— start Material provided —
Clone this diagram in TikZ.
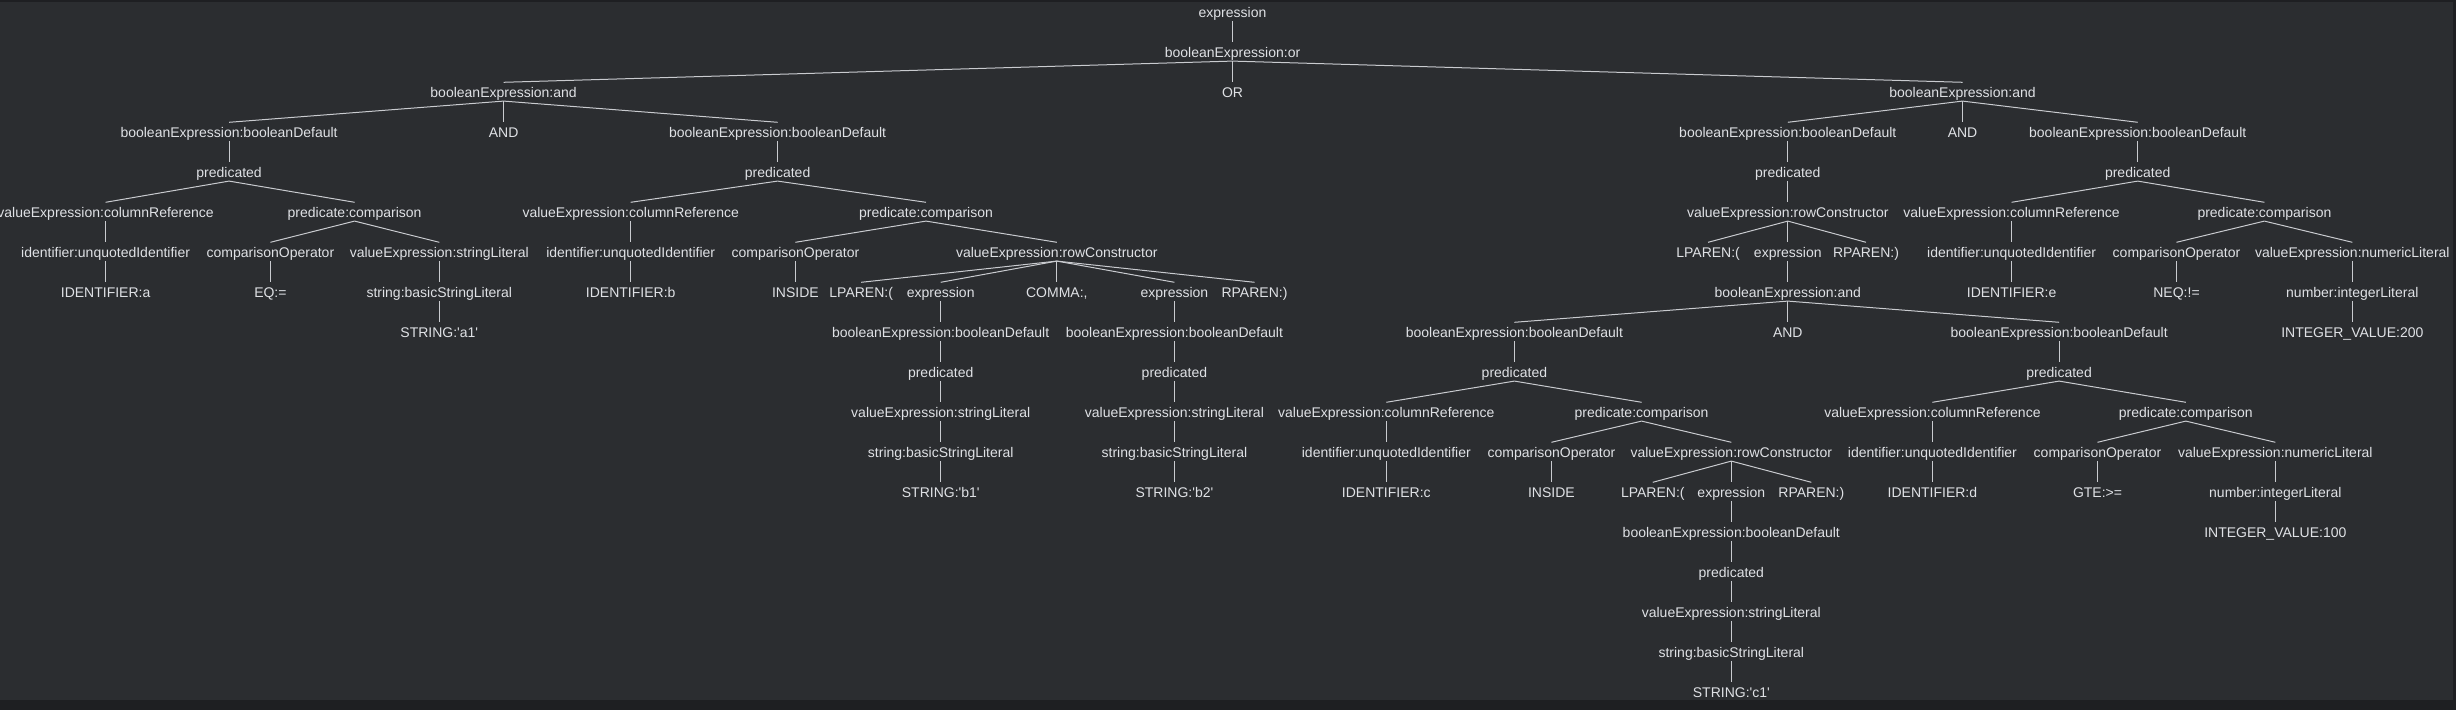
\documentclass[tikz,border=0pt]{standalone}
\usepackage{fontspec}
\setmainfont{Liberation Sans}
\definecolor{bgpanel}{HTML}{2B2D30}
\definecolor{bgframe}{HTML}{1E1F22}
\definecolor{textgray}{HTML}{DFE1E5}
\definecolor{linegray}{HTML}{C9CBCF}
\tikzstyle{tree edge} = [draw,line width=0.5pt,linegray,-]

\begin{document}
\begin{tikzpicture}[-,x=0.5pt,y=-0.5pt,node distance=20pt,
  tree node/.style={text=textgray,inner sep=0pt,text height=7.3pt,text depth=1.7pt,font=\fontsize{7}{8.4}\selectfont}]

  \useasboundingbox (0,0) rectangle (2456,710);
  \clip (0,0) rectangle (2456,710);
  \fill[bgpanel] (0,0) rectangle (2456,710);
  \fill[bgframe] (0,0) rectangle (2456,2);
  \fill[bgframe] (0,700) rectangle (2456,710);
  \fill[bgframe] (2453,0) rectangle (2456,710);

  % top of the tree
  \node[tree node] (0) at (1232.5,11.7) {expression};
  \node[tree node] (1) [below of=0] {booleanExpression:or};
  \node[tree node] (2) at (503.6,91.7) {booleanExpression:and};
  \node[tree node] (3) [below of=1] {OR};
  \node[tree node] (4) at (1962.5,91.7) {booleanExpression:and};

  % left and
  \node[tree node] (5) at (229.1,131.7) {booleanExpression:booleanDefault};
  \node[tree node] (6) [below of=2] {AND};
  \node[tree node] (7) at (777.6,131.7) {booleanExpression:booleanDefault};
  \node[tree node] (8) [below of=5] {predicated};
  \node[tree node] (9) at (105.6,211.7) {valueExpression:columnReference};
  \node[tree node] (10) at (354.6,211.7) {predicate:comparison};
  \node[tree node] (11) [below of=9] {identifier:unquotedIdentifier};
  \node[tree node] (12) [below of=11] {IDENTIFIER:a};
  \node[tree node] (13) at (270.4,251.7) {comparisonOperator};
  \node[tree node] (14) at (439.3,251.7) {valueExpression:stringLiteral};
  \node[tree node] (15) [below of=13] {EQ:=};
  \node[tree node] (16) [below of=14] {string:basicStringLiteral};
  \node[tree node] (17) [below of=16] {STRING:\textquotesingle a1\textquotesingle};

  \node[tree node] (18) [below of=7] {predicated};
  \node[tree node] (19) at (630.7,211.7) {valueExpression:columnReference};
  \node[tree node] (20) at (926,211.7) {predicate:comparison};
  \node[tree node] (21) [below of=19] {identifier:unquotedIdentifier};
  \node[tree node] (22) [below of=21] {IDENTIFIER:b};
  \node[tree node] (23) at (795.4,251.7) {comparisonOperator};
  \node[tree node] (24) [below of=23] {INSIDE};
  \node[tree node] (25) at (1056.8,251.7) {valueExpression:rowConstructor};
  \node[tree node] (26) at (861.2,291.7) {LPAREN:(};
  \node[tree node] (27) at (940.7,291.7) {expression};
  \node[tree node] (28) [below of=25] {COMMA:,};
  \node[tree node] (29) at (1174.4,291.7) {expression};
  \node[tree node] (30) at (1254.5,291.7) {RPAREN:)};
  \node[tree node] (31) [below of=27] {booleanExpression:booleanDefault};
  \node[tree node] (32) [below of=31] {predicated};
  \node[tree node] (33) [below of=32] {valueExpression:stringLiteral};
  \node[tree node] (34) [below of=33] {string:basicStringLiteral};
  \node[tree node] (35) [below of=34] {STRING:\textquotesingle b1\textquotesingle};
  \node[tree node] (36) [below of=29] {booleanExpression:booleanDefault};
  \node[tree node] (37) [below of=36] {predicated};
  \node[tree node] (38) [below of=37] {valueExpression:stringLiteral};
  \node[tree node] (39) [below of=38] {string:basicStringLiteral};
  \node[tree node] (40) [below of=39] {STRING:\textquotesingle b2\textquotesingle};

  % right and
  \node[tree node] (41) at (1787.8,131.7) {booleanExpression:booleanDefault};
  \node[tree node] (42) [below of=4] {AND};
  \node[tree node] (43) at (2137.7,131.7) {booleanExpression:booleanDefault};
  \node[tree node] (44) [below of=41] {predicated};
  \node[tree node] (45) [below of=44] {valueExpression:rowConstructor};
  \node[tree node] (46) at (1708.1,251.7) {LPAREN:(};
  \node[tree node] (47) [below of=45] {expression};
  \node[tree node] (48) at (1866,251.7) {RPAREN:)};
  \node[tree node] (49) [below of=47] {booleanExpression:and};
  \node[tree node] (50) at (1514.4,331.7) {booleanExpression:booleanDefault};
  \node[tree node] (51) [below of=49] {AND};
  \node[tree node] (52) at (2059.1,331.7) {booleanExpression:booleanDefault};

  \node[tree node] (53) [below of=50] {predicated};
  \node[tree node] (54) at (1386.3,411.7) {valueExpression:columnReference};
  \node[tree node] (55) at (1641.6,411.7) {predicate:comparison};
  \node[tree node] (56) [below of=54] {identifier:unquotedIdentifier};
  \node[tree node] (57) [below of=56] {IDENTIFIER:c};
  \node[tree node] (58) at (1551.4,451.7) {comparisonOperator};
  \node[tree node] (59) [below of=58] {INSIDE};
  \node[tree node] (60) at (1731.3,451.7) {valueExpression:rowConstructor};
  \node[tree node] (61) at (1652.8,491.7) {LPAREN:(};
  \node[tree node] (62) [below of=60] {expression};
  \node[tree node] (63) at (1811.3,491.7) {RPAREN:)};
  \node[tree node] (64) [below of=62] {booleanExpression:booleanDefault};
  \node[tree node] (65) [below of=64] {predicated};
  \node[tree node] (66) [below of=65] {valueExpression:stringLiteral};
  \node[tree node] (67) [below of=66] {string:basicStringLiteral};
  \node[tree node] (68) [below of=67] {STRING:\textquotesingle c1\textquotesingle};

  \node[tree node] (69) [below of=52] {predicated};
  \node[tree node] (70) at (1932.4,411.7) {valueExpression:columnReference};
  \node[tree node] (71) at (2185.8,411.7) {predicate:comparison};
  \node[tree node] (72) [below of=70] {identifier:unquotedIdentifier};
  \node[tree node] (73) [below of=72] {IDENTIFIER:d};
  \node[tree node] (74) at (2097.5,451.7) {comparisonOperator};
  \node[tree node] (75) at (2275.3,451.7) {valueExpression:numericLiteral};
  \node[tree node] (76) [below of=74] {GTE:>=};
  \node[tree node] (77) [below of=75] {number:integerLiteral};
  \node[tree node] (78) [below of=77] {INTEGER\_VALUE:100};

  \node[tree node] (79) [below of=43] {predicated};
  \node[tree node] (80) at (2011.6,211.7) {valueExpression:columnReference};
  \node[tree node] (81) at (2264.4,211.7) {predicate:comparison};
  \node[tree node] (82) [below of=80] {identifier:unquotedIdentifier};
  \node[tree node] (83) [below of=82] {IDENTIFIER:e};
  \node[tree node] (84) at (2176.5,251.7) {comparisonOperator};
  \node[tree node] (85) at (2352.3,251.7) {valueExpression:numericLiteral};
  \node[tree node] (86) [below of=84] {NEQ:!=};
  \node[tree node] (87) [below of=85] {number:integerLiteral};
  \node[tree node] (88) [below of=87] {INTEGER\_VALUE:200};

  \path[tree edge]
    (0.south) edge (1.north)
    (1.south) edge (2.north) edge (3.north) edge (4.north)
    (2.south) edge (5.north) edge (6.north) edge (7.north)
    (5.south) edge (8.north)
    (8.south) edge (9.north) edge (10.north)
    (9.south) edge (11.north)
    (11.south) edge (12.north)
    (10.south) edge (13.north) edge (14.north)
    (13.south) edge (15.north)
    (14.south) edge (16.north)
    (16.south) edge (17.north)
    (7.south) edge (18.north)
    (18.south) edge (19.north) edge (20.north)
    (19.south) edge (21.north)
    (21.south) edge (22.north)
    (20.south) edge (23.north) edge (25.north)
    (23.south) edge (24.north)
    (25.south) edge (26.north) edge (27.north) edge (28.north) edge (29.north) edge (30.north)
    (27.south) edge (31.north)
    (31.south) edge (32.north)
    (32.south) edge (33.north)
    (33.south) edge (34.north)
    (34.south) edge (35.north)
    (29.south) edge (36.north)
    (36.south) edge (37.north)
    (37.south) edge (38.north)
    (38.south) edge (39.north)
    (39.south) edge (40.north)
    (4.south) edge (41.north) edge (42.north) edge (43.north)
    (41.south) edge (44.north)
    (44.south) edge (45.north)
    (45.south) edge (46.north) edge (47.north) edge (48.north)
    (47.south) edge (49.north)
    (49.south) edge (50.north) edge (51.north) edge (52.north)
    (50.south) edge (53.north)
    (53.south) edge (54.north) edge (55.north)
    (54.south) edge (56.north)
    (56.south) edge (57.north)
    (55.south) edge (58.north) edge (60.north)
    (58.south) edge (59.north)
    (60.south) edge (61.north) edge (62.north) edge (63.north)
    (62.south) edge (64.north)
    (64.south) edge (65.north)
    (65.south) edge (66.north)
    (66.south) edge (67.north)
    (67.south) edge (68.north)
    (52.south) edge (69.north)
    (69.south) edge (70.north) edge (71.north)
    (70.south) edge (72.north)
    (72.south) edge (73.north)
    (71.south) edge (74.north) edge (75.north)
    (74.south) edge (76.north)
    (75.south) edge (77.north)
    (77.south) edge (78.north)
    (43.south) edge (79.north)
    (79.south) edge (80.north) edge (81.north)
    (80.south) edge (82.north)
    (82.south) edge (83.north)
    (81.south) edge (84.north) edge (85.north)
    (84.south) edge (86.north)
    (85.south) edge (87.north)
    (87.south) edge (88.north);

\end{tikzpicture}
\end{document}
— end Material provided —
» The exercise
Pictures stay out. Print the data exactly, from its first line through the line containing "node] (4) at".

» Response to this task
Clone this diagram in TikZ.
\documentclass[tikz,border=0pt]{standalone}
\usepackage{fontspec}
\setmainfont{Liberation Sans}
\definecolor{bgpanel}{HTML}{2B2D30}
\definecolor{bgframe}{HTML}{1E1F22}
\definecolor{textgray}{HTML}{DFE1E5}
\definecolor{linegray}{HTML}{C9CBCF}
\tikzstyle{tree edge} = [draw,line width=0.5pt,linegray,-]

\begin{document}
\begin{tikzpicture}[-,x=0.5pt,y=-0.5pt,node distance=20pt,
  tree node/.style={text=textgray,inner sep=0pt,text height=7.3pt,text depth=1.7pt,font=\fontsize{7}{8.4}\selectfont}]

  \useasboundingbox (0,0) rectangle (2456,710);
  \clip (0,0) rectangle (2456,710);
  \fill[bgpanel] (0,0) rectangle (2456,710);
  \fill[bgframe] (0,0) rectangle (2456,2);
  \fill[bgframe] (0,700) rectangle (2456,710);
  \fill[bgframe] (2453,0) rectangle (2456,710);

  % top of the tree
  \node[tree node] (0) at (1232.5,11.7) {expression};
  \node[tree node] (1) [below of=0] {booleanExpression:or};
  \node[tree node] (2) at (503.6,91.7) {booleanExpression:and};
  \node[tree node] (3) [below of=1] {OR};
  \node[tree node] (4) at (1962.5,91.7) {booleanExpression:and};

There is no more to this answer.